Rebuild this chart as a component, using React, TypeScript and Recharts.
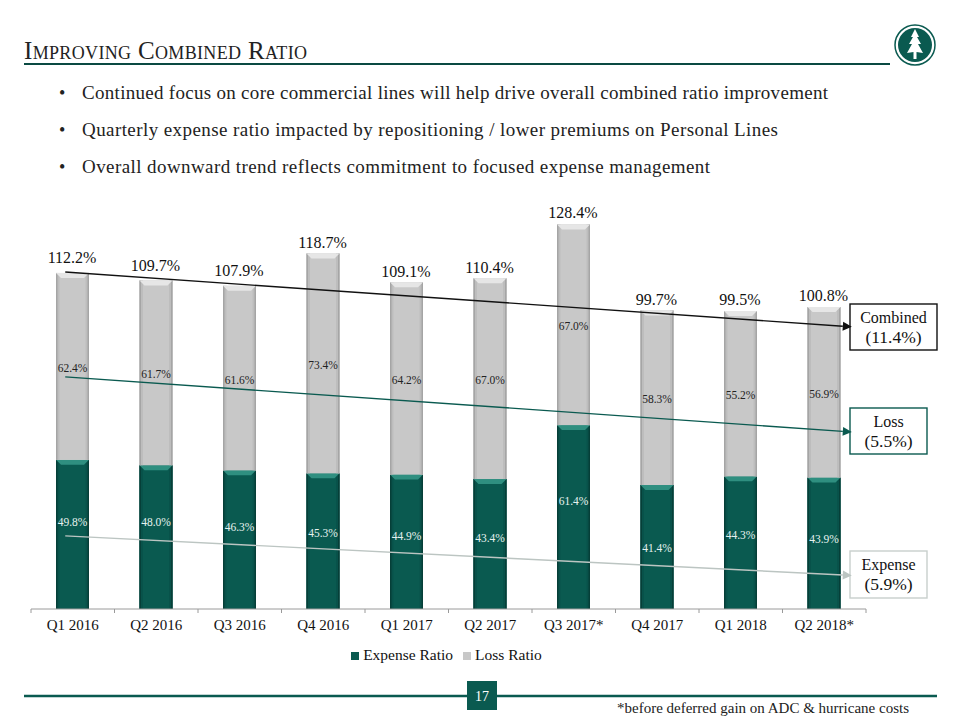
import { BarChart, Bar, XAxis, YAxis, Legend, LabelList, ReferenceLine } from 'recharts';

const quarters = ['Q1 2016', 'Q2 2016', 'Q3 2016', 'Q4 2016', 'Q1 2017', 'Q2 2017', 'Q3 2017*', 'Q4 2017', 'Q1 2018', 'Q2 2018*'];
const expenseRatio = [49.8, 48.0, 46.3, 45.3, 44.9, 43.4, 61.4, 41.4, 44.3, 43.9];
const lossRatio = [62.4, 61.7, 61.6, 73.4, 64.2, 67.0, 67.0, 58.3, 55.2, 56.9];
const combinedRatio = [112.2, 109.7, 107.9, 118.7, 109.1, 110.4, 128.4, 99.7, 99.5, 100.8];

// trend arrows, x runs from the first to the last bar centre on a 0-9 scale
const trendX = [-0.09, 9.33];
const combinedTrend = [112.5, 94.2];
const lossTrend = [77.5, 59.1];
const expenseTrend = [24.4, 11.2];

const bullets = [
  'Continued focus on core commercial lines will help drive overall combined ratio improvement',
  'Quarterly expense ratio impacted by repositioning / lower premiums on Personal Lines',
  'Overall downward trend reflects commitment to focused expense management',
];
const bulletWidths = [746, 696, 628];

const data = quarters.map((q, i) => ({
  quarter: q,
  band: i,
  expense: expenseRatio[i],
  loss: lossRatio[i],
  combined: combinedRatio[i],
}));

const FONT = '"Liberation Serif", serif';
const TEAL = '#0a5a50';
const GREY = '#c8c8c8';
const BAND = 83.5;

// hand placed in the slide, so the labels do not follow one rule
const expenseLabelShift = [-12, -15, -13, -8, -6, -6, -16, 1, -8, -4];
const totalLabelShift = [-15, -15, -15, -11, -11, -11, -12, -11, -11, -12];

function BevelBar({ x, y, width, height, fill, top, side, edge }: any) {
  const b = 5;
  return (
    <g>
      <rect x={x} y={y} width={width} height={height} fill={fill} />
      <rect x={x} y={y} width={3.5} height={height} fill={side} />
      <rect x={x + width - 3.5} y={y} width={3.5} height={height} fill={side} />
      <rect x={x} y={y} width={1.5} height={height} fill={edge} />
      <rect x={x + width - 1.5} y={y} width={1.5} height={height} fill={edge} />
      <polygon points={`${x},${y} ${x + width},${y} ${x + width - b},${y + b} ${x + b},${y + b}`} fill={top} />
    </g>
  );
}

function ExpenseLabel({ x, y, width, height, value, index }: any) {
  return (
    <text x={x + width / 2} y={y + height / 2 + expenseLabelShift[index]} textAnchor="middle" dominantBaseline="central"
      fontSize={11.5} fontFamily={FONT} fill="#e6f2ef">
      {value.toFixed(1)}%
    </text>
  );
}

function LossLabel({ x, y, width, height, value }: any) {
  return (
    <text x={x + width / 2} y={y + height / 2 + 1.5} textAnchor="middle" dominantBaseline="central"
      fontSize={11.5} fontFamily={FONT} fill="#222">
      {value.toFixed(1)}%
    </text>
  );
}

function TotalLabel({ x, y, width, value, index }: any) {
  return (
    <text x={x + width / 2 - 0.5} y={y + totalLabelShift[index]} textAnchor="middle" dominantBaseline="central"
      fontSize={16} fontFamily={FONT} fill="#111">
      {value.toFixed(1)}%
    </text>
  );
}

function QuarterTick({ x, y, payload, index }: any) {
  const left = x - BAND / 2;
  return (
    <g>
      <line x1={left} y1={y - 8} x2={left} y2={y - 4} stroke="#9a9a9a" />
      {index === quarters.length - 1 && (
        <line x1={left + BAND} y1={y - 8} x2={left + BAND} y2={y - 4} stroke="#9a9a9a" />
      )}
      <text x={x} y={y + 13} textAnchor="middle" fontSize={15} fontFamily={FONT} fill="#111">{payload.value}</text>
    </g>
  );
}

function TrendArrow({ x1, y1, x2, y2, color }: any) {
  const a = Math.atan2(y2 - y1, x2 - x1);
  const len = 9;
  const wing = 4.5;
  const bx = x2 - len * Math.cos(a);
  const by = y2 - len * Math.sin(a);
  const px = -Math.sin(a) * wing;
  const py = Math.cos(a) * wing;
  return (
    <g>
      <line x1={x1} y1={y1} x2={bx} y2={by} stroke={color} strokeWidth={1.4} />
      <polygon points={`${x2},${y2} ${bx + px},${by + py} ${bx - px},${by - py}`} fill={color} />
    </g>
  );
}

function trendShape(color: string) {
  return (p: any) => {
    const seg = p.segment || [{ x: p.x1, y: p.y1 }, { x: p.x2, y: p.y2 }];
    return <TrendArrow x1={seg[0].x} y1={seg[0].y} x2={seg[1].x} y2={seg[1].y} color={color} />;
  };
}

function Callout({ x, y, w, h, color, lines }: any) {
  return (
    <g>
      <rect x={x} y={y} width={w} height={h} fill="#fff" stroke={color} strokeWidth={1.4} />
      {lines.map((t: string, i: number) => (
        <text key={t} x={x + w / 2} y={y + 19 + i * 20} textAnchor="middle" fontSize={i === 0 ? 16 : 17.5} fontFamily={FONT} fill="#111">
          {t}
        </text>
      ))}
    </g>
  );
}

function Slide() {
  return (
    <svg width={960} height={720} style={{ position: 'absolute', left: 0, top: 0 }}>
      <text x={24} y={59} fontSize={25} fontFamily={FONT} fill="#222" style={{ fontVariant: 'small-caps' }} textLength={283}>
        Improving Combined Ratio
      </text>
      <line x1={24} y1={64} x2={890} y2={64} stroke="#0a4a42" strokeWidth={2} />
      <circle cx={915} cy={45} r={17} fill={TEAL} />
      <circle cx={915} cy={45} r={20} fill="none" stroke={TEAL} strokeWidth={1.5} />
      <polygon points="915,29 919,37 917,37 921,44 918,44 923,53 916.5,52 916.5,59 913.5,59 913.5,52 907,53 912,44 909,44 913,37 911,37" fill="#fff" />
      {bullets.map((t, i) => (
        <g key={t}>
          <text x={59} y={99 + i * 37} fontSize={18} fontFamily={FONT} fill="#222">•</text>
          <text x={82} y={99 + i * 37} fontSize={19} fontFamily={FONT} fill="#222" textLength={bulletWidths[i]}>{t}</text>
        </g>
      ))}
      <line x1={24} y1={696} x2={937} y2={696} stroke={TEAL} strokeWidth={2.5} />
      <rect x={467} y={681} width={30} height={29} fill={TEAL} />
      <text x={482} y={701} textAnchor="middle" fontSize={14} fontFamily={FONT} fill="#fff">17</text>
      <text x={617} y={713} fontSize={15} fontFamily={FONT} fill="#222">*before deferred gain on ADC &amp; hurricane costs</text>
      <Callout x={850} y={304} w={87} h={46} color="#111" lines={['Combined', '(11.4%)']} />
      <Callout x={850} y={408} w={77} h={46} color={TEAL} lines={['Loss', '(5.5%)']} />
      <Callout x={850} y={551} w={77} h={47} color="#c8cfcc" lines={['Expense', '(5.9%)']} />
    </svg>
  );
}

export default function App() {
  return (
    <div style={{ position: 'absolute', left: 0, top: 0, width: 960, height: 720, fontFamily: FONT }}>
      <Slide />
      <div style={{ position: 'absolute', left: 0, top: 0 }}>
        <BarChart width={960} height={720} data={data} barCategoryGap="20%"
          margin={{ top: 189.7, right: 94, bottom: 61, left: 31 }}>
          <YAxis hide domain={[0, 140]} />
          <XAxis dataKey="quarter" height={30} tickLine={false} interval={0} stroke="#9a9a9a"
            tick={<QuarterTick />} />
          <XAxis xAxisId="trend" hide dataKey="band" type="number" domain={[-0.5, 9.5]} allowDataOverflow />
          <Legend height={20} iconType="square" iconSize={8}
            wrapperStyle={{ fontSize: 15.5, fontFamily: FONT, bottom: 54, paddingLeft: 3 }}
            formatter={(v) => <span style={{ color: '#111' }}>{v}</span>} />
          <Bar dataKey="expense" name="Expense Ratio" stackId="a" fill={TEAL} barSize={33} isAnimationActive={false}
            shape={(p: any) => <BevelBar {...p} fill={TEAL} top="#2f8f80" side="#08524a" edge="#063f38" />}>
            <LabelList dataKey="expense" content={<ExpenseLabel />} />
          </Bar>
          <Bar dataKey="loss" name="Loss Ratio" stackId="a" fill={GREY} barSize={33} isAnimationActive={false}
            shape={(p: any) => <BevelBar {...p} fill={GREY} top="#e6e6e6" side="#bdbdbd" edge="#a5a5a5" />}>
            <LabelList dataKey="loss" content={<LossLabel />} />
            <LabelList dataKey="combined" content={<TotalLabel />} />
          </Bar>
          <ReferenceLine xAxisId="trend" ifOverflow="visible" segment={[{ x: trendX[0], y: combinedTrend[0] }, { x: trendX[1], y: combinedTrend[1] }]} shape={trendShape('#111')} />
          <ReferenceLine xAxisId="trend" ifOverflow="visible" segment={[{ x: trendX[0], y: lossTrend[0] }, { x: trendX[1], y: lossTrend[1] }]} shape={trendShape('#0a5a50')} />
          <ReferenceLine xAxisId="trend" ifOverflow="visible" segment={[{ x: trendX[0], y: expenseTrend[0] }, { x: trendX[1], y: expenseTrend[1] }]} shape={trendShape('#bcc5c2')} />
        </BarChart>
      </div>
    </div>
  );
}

++++

WHAT IS ASKED -> Repeat only what lies between the start of the data and the end of the line containing "99.7, 99.5, 100.8];", exactly, with pictures left out.

ANSWER FOR THIS EXERCISE ->
Rebuild this chart as a component, using React, TypeScript and Recharts.
import { BarChart, Bar, XAxis, YAxis, Legend, LabelList, ReferenceLine } from 'recharts';

const quarters = ['Q1 2016', 'Q2 2016', 'Q3 2016', 'Q4 2016', 'Q1 2017', 'Q2 2017', 'Q3 2017*', 'Q4 2017', 'Q1 2018', 'Q2 2018*'];
const expenseRatio = [49.8, 48.0, 46.3, 45.3, 44.9, 43.4, 61.4, 41.4, 44.3, 43.9];
const lossRatio = [62.4, 61.7, 61.6, 73.4, 64.2, 67.0, 67.0, 58.3, 55.2, 56.9];
const combinedRatio = [112.2, 109.7, 107.9, 118.7, 109.1, 110.4, 128.4, 99.7, 99.5, 100.8];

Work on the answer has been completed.